## EXERCISE INPUT
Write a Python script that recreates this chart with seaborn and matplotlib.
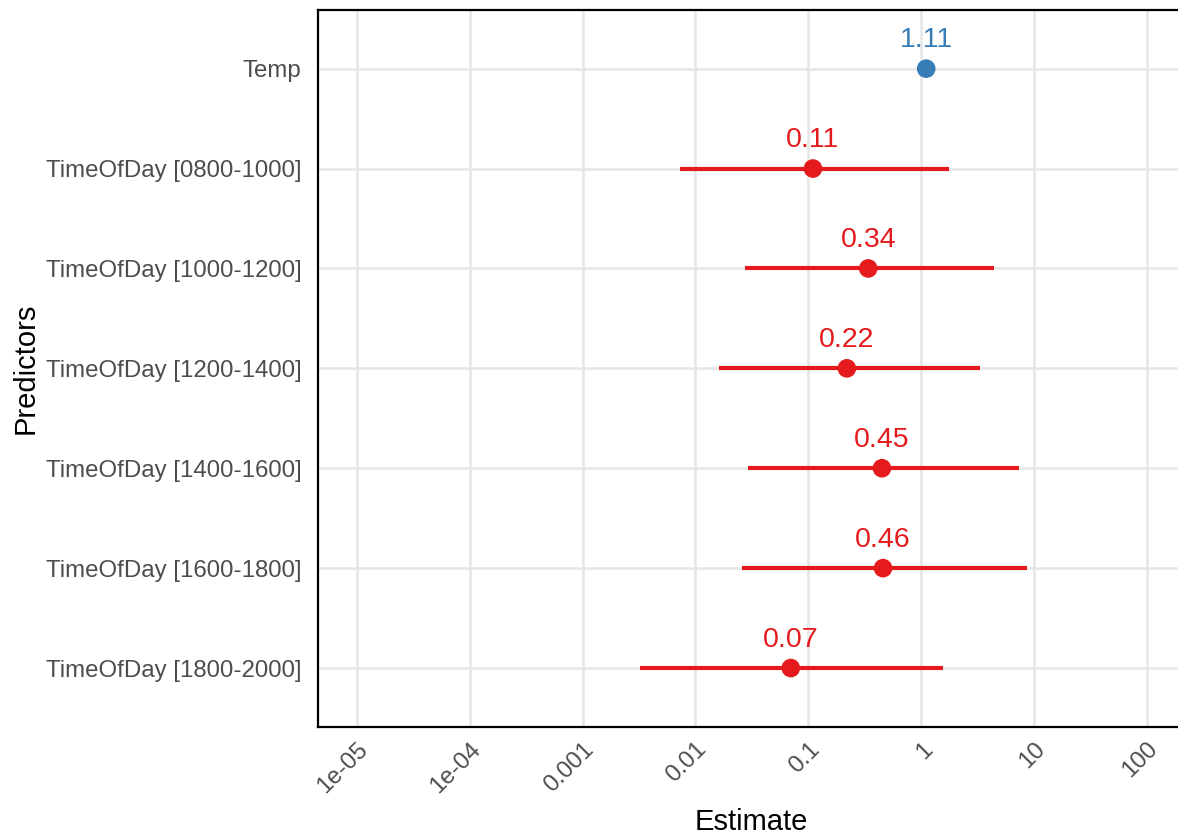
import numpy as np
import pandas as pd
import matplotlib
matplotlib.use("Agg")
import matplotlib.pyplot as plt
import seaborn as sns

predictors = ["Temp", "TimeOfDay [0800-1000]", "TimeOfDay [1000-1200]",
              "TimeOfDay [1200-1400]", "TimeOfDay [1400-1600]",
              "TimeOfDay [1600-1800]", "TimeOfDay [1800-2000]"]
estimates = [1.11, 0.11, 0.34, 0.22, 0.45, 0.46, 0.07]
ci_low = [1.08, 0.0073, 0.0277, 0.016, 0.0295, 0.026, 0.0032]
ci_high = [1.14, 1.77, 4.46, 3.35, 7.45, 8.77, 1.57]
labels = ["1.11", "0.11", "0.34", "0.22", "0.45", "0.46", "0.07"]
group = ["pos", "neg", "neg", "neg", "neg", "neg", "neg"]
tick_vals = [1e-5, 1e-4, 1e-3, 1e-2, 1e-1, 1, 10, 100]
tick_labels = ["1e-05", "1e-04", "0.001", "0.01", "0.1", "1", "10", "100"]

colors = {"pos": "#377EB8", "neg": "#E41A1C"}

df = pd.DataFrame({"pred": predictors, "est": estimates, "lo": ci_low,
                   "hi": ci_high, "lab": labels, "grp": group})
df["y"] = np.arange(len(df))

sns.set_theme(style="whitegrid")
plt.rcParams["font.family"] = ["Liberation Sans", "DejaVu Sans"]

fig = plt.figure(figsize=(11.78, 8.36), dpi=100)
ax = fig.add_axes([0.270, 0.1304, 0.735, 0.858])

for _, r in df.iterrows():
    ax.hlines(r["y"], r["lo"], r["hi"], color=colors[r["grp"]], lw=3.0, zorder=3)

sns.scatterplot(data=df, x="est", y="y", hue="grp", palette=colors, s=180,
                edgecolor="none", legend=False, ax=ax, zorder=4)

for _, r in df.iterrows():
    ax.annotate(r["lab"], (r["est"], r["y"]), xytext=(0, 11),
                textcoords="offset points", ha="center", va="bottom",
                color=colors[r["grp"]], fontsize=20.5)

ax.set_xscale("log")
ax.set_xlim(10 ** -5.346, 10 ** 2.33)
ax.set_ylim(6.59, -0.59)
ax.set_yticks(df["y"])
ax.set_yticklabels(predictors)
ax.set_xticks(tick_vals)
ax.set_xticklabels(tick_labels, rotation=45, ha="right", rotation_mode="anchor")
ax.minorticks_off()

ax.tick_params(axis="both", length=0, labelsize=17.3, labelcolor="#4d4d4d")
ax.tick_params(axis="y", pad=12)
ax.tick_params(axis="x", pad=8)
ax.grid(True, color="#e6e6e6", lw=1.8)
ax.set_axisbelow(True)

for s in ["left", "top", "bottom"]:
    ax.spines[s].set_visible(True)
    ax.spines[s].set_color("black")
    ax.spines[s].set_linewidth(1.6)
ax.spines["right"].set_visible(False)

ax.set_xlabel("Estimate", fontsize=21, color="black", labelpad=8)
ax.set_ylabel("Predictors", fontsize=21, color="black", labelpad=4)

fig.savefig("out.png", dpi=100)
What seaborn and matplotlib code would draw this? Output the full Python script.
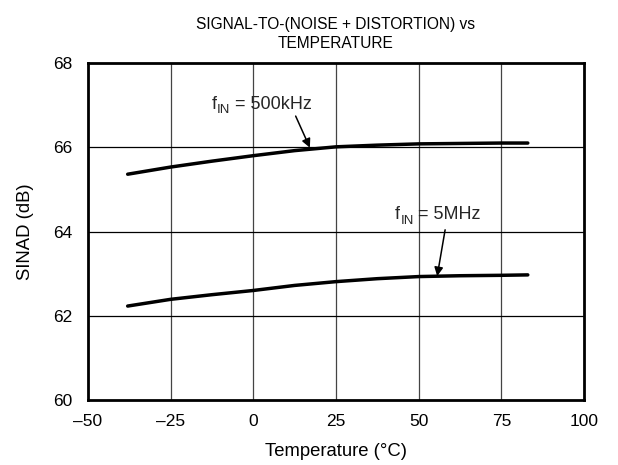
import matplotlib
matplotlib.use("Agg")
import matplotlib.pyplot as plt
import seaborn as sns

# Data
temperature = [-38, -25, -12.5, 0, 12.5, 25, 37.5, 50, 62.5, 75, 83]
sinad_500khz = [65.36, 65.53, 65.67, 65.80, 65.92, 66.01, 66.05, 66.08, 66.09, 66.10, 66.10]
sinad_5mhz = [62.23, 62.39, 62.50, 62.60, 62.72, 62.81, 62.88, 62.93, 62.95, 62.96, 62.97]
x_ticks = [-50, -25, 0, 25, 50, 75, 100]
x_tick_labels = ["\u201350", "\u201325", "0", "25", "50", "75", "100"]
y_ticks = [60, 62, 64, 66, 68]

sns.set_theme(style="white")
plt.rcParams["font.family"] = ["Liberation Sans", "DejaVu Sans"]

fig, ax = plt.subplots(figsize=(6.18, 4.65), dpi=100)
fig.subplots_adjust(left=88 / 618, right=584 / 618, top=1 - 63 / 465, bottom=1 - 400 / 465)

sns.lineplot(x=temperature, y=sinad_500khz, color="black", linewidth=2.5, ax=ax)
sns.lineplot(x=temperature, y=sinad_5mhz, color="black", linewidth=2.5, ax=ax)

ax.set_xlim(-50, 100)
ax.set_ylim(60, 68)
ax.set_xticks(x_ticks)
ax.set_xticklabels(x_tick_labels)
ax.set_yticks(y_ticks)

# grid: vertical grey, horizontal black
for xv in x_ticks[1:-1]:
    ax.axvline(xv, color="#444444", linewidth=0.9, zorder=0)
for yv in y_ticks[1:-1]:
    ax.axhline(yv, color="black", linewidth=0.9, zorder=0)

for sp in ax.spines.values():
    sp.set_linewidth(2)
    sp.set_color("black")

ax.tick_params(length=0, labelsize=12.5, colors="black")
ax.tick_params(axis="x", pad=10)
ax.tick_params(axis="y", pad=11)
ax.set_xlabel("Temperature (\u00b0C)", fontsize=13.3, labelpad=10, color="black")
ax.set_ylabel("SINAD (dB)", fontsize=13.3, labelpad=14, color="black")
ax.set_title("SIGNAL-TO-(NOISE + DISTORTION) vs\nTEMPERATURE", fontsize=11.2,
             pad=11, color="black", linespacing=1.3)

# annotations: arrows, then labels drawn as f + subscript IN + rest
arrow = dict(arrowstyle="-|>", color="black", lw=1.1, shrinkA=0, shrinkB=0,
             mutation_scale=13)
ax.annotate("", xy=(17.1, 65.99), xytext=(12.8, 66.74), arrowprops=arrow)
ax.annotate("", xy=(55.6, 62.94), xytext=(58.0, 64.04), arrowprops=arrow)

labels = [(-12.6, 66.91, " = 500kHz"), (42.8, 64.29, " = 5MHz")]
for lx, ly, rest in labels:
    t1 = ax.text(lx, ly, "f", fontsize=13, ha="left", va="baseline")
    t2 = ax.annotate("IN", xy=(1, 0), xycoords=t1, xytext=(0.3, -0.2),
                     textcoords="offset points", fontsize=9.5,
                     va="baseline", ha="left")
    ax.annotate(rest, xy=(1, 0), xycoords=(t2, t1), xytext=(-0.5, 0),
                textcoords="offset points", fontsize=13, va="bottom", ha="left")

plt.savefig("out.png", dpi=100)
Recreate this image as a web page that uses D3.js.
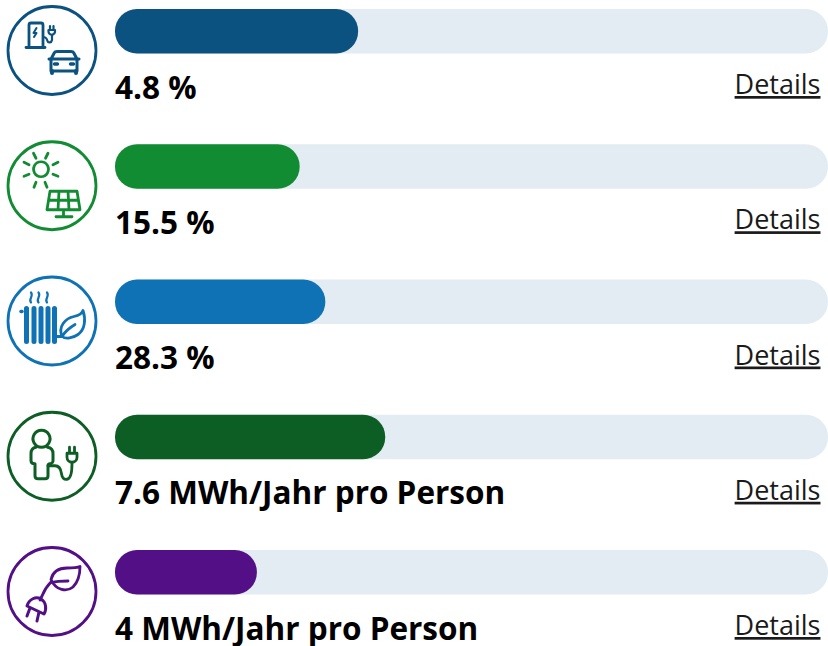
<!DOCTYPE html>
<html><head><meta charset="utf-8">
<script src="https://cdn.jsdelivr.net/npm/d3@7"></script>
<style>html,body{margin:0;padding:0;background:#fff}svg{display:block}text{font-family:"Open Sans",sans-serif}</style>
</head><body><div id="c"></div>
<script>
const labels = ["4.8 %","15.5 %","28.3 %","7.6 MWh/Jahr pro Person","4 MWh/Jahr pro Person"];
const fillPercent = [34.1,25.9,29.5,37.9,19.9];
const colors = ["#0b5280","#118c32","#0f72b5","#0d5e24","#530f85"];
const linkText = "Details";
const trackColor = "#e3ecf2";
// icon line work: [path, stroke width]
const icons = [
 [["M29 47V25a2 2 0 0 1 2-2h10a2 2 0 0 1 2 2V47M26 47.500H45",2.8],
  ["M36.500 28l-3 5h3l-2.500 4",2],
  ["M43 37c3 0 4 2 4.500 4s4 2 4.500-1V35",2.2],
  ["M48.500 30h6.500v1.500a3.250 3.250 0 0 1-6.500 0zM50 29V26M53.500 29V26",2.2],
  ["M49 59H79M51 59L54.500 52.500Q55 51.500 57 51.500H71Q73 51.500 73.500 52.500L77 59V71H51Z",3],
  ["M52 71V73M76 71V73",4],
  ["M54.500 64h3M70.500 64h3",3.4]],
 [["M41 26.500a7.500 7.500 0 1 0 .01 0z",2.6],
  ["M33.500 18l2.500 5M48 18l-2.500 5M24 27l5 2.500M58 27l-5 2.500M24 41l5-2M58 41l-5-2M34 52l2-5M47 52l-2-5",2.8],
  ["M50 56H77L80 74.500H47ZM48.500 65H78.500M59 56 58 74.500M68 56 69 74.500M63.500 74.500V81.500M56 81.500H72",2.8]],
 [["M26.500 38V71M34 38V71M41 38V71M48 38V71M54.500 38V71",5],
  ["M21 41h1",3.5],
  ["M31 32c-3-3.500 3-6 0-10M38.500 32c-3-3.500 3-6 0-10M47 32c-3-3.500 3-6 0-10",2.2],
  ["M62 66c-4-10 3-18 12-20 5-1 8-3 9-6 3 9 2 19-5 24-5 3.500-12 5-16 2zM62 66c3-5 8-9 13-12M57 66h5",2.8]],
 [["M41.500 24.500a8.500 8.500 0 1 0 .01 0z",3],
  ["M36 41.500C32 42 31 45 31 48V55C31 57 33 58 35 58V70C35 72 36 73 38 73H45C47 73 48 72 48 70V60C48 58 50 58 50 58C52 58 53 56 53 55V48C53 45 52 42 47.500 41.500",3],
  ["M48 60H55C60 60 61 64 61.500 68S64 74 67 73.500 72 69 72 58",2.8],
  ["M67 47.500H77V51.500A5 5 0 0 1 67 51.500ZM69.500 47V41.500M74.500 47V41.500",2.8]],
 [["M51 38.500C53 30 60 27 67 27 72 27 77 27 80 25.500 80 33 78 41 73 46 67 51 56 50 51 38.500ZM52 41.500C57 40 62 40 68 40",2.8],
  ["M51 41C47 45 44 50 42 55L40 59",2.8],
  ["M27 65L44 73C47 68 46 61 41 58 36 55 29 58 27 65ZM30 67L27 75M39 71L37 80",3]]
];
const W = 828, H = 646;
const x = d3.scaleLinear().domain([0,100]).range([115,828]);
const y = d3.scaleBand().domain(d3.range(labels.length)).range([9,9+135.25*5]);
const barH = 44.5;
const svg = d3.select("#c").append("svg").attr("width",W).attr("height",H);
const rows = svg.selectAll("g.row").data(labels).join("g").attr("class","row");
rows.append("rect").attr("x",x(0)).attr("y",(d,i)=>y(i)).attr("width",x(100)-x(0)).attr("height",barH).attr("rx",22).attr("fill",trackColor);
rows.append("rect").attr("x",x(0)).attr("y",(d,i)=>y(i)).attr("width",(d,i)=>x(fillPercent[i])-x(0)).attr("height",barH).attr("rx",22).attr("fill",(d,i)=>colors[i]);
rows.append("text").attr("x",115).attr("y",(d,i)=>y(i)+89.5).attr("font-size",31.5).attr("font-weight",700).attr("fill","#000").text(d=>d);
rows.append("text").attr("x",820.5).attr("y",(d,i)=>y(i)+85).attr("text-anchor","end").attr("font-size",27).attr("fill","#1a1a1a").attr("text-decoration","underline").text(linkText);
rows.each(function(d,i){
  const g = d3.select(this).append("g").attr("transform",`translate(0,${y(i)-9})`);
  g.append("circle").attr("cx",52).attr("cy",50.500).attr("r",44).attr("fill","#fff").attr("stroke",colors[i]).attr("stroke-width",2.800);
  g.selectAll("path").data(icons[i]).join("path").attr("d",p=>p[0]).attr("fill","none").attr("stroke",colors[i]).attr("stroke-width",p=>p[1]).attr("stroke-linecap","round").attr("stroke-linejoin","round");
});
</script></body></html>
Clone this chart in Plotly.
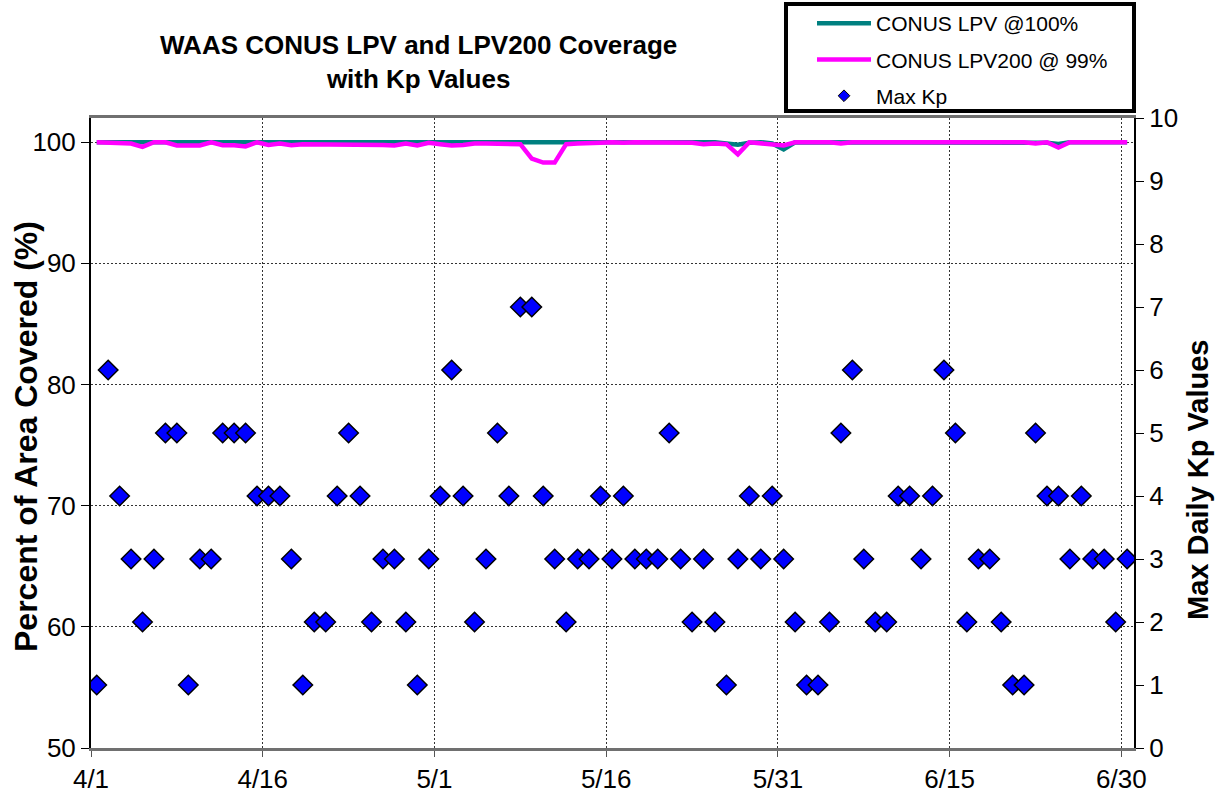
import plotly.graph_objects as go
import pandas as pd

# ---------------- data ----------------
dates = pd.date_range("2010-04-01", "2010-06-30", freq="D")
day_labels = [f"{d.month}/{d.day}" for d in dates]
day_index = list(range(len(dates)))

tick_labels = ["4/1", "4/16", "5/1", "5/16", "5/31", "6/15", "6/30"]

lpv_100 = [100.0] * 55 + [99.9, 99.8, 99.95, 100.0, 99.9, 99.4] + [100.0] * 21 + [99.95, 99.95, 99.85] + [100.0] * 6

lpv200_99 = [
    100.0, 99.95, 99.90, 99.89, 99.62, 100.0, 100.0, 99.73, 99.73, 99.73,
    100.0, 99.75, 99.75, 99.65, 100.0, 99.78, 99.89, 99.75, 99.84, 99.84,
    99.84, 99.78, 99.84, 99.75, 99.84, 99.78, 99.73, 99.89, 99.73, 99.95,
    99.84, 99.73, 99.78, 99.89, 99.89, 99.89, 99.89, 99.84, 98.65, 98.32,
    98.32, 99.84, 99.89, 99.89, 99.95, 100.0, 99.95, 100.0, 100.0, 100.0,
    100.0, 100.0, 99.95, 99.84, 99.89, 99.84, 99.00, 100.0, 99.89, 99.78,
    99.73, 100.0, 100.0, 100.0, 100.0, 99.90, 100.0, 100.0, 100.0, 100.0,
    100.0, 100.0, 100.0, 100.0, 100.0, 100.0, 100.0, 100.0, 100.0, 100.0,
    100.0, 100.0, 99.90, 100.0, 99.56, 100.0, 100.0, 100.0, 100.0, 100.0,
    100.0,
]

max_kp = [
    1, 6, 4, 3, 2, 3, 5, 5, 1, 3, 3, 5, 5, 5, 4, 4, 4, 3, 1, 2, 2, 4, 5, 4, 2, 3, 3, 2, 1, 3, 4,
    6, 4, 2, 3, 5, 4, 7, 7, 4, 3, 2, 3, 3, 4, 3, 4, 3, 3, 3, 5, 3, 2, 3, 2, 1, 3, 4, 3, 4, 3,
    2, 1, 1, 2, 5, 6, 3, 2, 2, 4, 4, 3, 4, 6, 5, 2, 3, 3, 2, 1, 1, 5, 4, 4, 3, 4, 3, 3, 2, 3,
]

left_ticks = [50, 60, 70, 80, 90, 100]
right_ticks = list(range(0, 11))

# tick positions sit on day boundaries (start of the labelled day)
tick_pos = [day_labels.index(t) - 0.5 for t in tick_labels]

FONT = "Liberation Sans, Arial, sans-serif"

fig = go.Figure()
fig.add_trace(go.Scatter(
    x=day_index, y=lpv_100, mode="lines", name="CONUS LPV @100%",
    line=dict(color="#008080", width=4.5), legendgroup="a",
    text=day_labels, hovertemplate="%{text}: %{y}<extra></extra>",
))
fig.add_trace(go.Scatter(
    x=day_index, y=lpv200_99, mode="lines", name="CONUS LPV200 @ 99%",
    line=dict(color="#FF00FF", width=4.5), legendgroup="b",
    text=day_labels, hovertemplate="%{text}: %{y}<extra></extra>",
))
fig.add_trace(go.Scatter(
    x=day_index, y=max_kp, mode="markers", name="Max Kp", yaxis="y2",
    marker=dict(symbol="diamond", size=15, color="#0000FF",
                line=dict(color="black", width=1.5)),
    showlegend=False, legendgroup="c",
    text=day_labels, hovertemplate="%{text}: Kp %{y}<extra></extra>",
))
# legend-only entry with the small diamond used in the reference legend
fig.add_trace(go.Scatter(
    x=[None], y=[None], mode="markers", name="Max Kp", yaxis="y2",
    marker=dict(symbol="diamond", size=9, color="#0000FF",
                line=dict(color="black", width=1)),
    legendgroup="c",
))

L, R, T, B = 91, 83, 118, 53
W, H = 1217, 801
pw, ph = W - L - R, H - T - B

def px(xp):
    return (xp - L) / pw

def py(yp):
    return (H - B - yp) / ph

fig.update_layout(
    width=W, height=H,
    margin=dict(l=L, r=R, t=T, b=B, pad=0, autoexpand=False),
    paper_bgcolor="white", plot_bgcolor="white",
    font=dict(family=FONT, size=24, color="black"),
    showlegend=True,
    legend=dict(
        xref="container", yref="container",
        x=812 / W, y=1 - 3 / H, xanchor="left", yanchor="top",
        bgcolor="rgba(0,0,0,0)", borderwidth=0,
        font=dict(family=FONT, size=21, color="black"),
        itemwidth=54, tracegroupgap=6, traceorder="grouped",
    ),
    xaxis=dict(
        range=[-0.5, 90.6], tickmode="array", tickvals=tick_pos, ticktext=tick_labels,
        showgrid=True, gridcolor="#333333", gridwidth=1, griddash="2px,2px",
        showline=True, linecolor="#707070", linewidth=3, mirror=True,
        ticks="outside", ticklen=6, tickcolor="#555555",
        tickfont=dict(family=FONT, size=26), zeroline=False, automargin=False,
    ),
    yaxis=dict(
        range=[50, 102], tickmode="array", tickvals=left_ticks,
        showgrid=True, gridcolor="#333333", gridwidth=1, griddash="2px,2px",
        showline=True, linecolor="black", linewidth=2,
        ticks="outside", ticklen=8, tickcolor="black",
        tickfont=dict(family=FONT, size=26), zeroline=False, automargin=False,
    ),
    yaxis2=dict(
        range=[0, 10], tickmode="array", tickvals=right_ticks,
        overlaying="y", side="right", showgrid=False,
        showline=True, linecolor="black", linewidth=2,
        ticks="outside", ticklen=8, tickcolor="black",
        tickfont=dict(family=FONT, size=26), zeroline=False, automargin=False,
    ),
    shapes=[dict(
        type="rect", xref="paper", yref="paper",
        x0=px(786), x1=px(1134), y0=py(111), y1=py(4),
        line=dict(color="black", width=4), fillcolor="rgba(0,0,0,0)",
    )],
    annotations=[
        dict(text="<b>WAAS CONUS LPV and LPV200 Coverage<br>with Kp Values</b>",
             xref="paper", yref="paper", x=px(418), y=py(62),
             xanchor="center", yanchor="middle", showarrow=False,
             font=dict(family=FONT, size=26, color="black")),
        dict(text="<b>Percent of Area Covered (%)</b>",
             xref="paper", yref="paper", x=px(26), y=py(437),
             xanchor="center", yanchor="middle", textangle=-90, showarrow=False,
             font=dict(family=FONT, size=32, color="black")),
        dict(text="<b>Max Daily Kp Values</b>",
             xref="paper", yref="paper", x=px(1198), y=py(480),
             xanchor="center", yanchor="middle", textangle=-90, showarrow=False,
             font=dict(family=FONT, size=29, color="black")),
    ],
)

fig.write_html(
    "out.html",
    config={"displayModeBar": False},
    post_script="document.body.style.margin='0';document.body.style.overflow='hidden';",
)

## DO THIS
Leave the pictures aside and restate exactly the lines from the one containing "What seaborn and" to the one containing "fig.subplots_adjust(left=88 / 618, right=584", those two lines included.

## RESULT OF THE EXERCISE
What seaborn and matplotlib code would draw this? Output the full Python script.
import matplotlib
matplotlib.use("Agg")
import matplotlib.pyplot as plt
import seaborn as sns

# Data
temperature = [-38, -25, -12.5, 0, 12.5, 25, 37.5, 50, 62.5, 75, 83]
sinad_500khz = [65.36, 65.53, 65.67, 65.80, 65.92, 66.01, 66.05, 66.08, 66.09, 66.10, 66.10]
sinad_5mhz = [62.23, 62.39, 62.50, 62.60, 62.72, 62.81, 62.88, 62.93, 62.95, 62.96, 62.97]
x_ticks = [-50, -25, 0, 25, 50, 75, 100]
x_tick_labels = ["\u201350", "\u201325", "0", "25", "50", "75", "100"]
y_ticks = [60, 62, 64, 66, 68]

sns.set_theme(style="white")
plt.rcParams["font.family"] = ["Liberation Sans", "DejaVu Sans"]

fig, ax = plt.subplots(figsize=(6.18, 4.65), dpi=100)
fig.subplots_adjust(left=88 / 618, right=584 / 618, top=1 - 63 / 465, bottom=1 - 400 / 465)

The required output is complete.